La crise des semi-conducteurs refait surface, mais cette fois sans pandémie. Sous fond de tensions entre la Chine, l’Europe et les États-Unis, les constructeurs automobiles européens cherchent désespérément à éviter la paralysie. Une dépendance stratégique qui illustre les failles d’un continent désindustrialisé.

L'industrie automobile européenne se retrouve une nouvelle fois au bord de la rupture d'approvisionnement en semi-conducteurs. Cependant, la cause n'est plus la pandémie, mais une série d'actions étatiques unilatérales : le blocage des exportations par la Chine en riposte à la mise à l'écart d'un dirigeant de Nexperia par les Pays-Bas, encouragés par les États-Unis. Cette crise n'est pas un accident économique, mais la conséquence directe et prévisible de l'ingérence politique dans les affaires d'entreprises. Elle illustre, de manière cruelle, le coût de la dépendance et la dangerosité de subordonner le libre-échange aux caprices géopolitiques.
Le retour d’une crise, mais sans COVID
Trois ans après la crise du Covid, les chaînes de production automobile se retrouvent de nouveau menacées. Cette fois, ce n’est pas un virus, mais un blocus chinois.
Depuis octobre 2025, les usines du fabricant Nexperia, propriété du groupe chinois Wingtech, ont suspendu leurs exportations vers l’Europe. À l’origine du conflit : la décision des autorités néerlandaises d’écarter le dirigeant chinois Zhang Xuezheng de la direction de Nexperia, pour le remplacer par une personnalité indépendante.

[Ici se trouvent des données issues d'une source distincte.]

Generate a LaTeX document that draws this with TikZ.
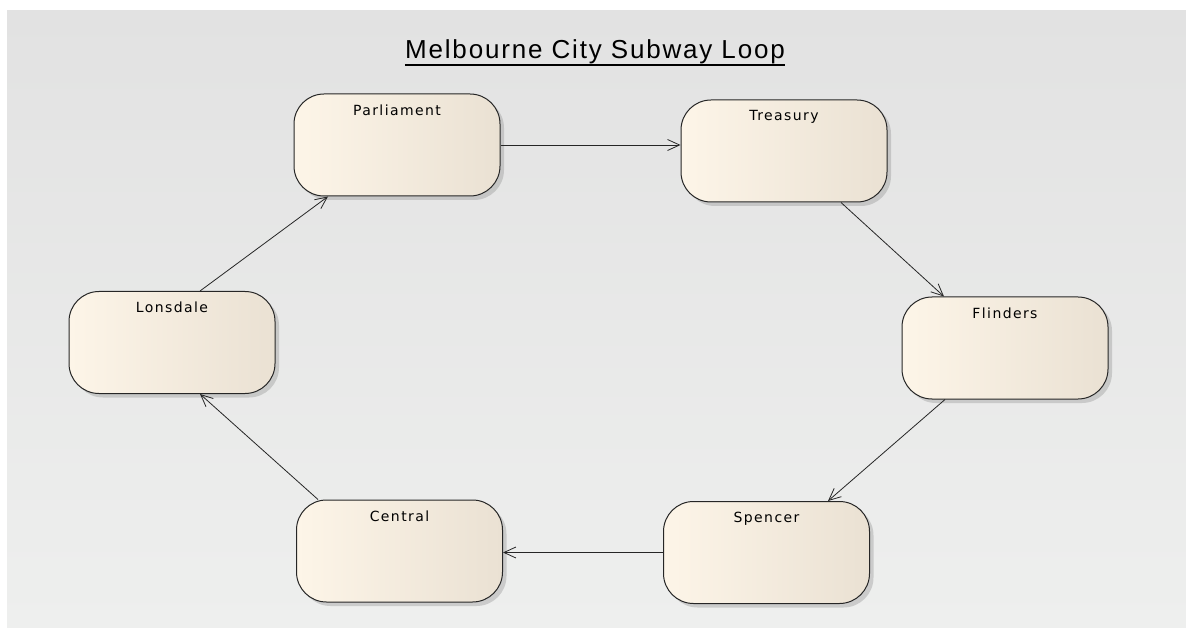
\documentclass[tikz,border=0pt]{standalone}
\usepackage{fontspec}
\setmainfont{DejaVu Sans}
\newfontfamily\lblfont[LetterSpace=10]{DejaVu Sans}
\newfontfamily\ttlfont[LetterSpace=7]{Liberation Sans}
\usetikzlibrary{arrows.meta,shadows}
\definecolor{bgtop}{RGB}{226,226,226}
\definecolor{bgbot}{RGB}{238,239,238}
\definecolor{stleft}{RGB}{253,245,232}
\definecolor{stright}{RGB}{234,225,211}
\tikzset{
  station/.style={draw=black!85, line width=1pt, rounded corners=30pt,
    minimum width=206pt, minimum height=102pt, inner sep=0pt,
    left color=stleft, right color=stright,
    drop shadow={shadow xshift=4pt, shadow yshift=-4pt, fill=black!45, opacity=0.35}},
  stlabel/.style={anchor=north, yshift=-11pt, font=\lblfont\fontsize{14}{16}\selectfont, inner sep=0pt},
  conn/.style={draw=black!85, line width=0.8pt, -{Straight Barb[length=12pt,width=11pt,line width=0.8pt]}}
}
\begin{document}
\begin{tikzpicture}[x=1pt,y=-1pt]
\useasboundingbox (0,0) rectangle (1186,628);
\fill[top color=bgtop, bottom color=bgbot] (7,11) rectangle (1186,628);
\node[font=\ttlfont\fontsize{26}{30}\selectfont, inner sep=0pt, anchor=base] (title) at (595,59) {Melbourne City Subway Loop};
\draw[line width=2pt] ([yshift=-6pt]title.base west) -- ([yshift=-6pt]title.base east);
\node[station, label={[stlabel]north:Parliament}] (p) at (397,145) {};
\node[station, label={[stlabel]north:Treasury}] (t) at (784,151) {};
\node[station, label={[stlabel]north:Flinders}] (f) at (1005,348) {};
\node[station, label={[stlabel]north:Lonsdale}] (l) at (172,342.5) {};
\node[station, label={[stlabel]north:Central}] (c) at (399.5,551) {};
\node[station, label={[stlabel]north:Spencer}] (s) at (766.5,552.5) {};
\draw[conn] (p.east) -- (p.east -| t.west);
\draw[conn] ([xshift=57pt]t.south) -- ([xshift=-61pt]f.north);
\draw[conn] ([xshift=-60pt]f.south) -- ([xshift=61.5pt]s.north);
\draw[conn] (s.west) -- (s.west -| c.east);
\draw[conn] ([xshift=-81.5pt]c.north) -- ([xshift=28pt]l.south);
\draw[conn] ([xshift=28pt]l.north) -- ([xshift=-69pt]p.south);
\end{tikzpicture}
\end{document}
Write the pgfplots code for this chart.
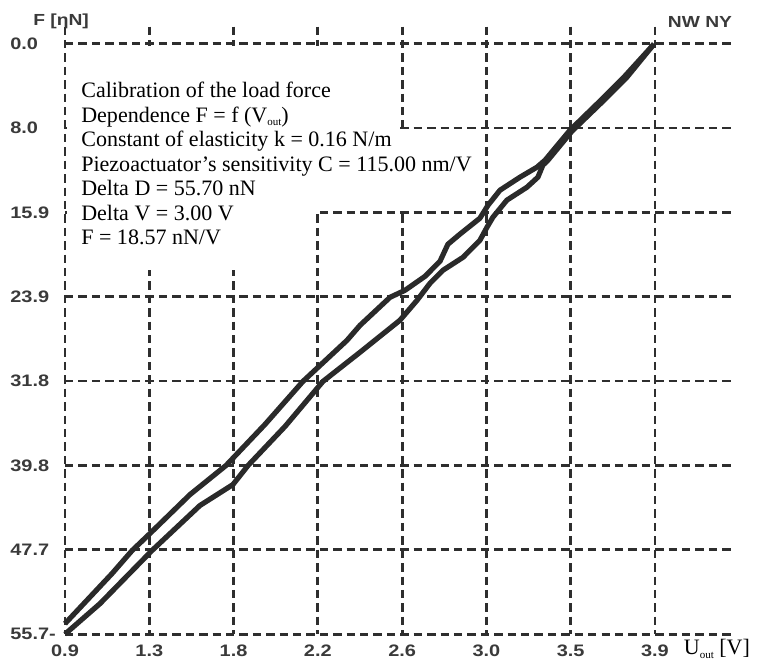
\documentclass[border=0pt]{standalone}
\usepackage{fontspec}
\setmainfont{Liberation Serif}
\newfontfamily\tickfont[FakeStretch=1.2]{Liberation Sans}
\usepackage{pgfplots}
\pgfplotsset{compat=1.18}
\definecolor{gridc}{HTML}{2E2E2E}
\definecolor{curvec}{HTML}{2A2A2A}
\definecolor{labc}{HTML}{3A3A3A}
\newcommand{\sub}[1]{\raisebox{-0.35ex}{\fontsize{5.5}{6}\selectfont #1}}

\begin{document}
\begin{tikzpicture}
\begin{axis}[
    scale only axis,
    width=334pt, height=303.5pt,
    xmin=0.9, xmax=4.3,
    ymin=-1.6, ymax=55.7,
    y dir=reverse,
    clip=false,
    axis line style={draw=none},
    tick style={draw=none},
    grid=major,
    grid style={gridc, line width=1.4pt, dash pattern=on 4.2pt off 2.5pt},
    xtick={0.9,1.328571,1.757143,2.185714,2.614286,3.042857,3.471429,3.9},
    xticklabels={0.9,1.3,1.8,2.2,2.6,3.0,3.5,3.9},
    ytick={0,7.957143,15.914286,23.871429,31.828571,39.785714,47.742857,55.7},
    yticklabels={0.0,8.0,15.9,23.9,31.8,39.8,47.7,55.7-},
    xticklabel style={font=\tickfont\bfseries\fontsize{8.3}{8.3}\selectfont, text=labc,
        anchor=center, yshift=-8.5pt, inner sep=0pt},
    yticklabel style={font=\tickfont\bfseries\fontsize{8.3}{8.3}\selectfont, text=labc,
        anchor=west, xshift=-27.5pt, inner sep=0pt},
]

% white box behind the text block (hides parts of the grid)
\fill[white] (axis cs:0.910,0.19) rectangle (axis cs:2.603,8.26);
\fill[white] (axis cs:0.910,8.26) rectangle (axis cs:2.654,15.81);
\fill[white] (axis cs:0.910,15.81) rectangle (axis cs:2.176,21.38);

% upper branch
\addplot[curvec, line width=2.6pt, line join=round] coordinates {
    (0.900,54.71) (1.139,49.99) (1.241,47.82) (1.332,46.21) (1.536,42.53)
    (1.719,39.79) (1.917,35.92) (2.110,31.86) (2.334,27.99) (2.400,26.58)
    (2.553,23.93) (2.629,23.27) (2.731,21.95) (2.807,20.53) (2.847,18.93)
    (2.908,17.98) (3.010,16.47) (3.051,15.25) (3.112,13.83) (3.214,12.60)
    (3.300,11.66) (3.341,11.00) (3.468,8.17) (3.620,5.43) (3.747,3.07)
    (3.895,0.05)
};

% lower branch
\addplot[curvec, line width=2.6pt, line join=round] coordinates {
    (0.900,55.70) (1.078,52.82) (1.342,47.82) (1.586,43.57) (1.754,41.59)
    (1.831,39.79) (2.019,36.11) (2.212,31.86) (2.400,29.12) (2.603,26.10)
    (2.690,24.22) (2.756,22.61) (2.822,21.38) (2.924,20.16) (3.010,18.55)
    (3.046,17.32) (3.076,16.38) (3.147,14.77) (3.249,13.55) (3.305,12.60)
    (3.330,11.47) (3.356,11.00) (3.478,8.26) (3.631,5.52) (3.758,3.16)
    (3.895,0.05)
};

\node[anchor=north west, align=left, inner sep=0pt,
      font=\fontsize{11}{12.25}\selectfont]
  at (axis cs:0.981,3.60) {Calibration of the load force\\
    Dependence F = f (V\sub{out})\\
    Constant of elasticity k = 0.16 N/m\\
    Piezoactuator's sensitivity C = 115.00 nm/V\\
    Delta D = 55.70 nN\\
    Delta V = 3.00 V\\
    F = 18.57 nN/V};

\node[font=\tickfont\bfseries\fontsize{8}{8}\selectfont, text=labc, inner sep=0pt]
  at (axis cs:0.880,-2.12) {F [ηN]};
\node[font=\tickfont\bfseries\fontsize{8}{8}\selectfont, text=labc, inner sep=0pt]
  at (axis cs:4.129,-2.03) {NW NY};
\node[anchor=base west, inner sep=0pt, font=\fontsize{11}{12}\selectfont]
  at (axis cs:4.045,57.63) {U\sub{out} [V]};

\coordinate (bbA) at (axis cs:0.5695,-4.107);
\coordinate (bbB) at (axis cs:4.424,58.58);
\end{axis}
\pgfresetboundingbox
\useasboundingbox (bbA) rectangle (bbB);
\end{tikzpicture}
\end{document}
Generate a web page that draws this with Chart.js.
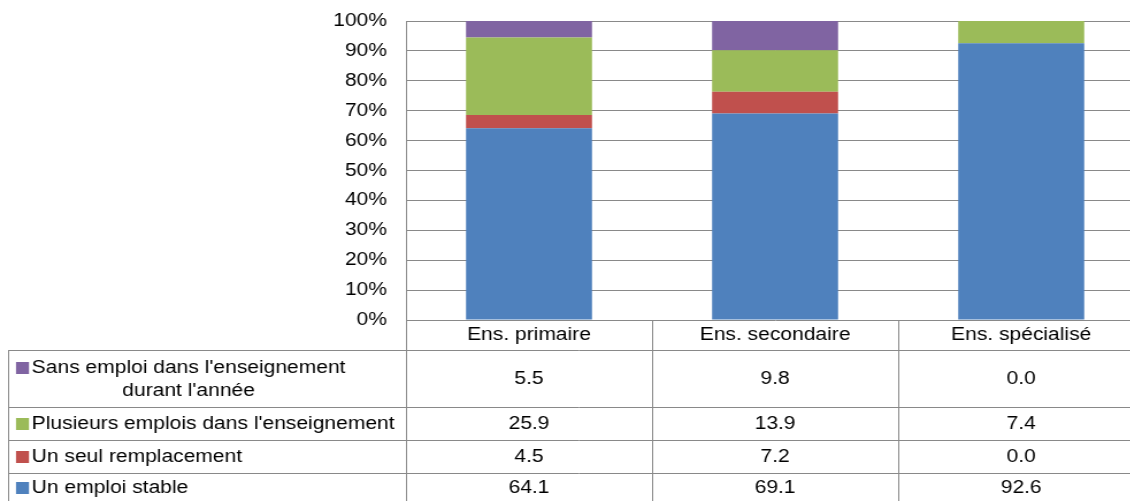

Pékin a répliqué immédiatement en imposant un blocus des exportations de puces, paralysant ainsi une partie de la production automobile européenne.
L’analyste Patrick Hummel, de la banque suisse UBS, estime que Nexperia fournit près de 40 % des composants électroniques de base utilisés par les constructeurs. Une proportion colossale qui suffit à geler des lignes entières de production.
Les constructeurs à la manœuvre pour éviter le blackout
Face à cette tempête, les constructeurs tentent d’anticiper la pénurie.
Le patron de Volkswagen, Oliver Blume, a voulu se montrer rassurant sur Bild : « À court terme, nous sommes approvisionnés ». Mais même le géant allemand n’exclut pas d’éventuels arrêts temporaires si la situation s’aggrave.
Chez Valeo, la riposte est plus méthodique. L’équipementier français affirme avoir trouvé des puces de remplacement pour 95 % de ses composants. Un exploit logistique, mais fragile, car chaque nouveau fournisseur doit passer par un long processus de certification.
En revanche, Bosch se montre plus inquiet : sans assouplissement des restrictions d’exportation, « des ajustements temporaires de la production ne peuvent être exclus ». Autrement dit, le spectre des chaînes d’usine à l’arrêt plane à nouveau sur l’Europe industrielle.
Vers un appauvrissement généralisé
Le véritable danger de cette crise n'est pas la pénurie elle-même, mais la normalisation de l'usage de la force étatique pour dicter les règles du commerce international.
La réponse de certains, comme la mention par Volkswagen de la possibilité d'un programme de réduction du temps de travail soutenu par l'État (Kurzarbeit), est la cerise sur le gâteau de l'interventionnisme.
En cas de blocage de production causé par une crise géopolitique, l'État ne devrait pas se substituer aux ajustements naturels du marché. Utiliser l'argent public pour masquer les conséquences d'une crise qu'il a, au moins indirectement, contribué à créer, revient à socialiser les pertes des choix politiques.
Cette crise est un signal pour tous ceux qui croient aux bienfaits du libre-échange. L'industrie automobile européenne est l'otage des régulateurs et des tacticiens géopolitiques qui placent leurs calculs de pouvoir au-dessus du bien-être des consommateurs et de la stabilité des marchés.
Seul un retour à une stricte limitation de l'intervention étatique dans le commerce international pourra garantir la résilience et la prospérité à long terme de l'industrie.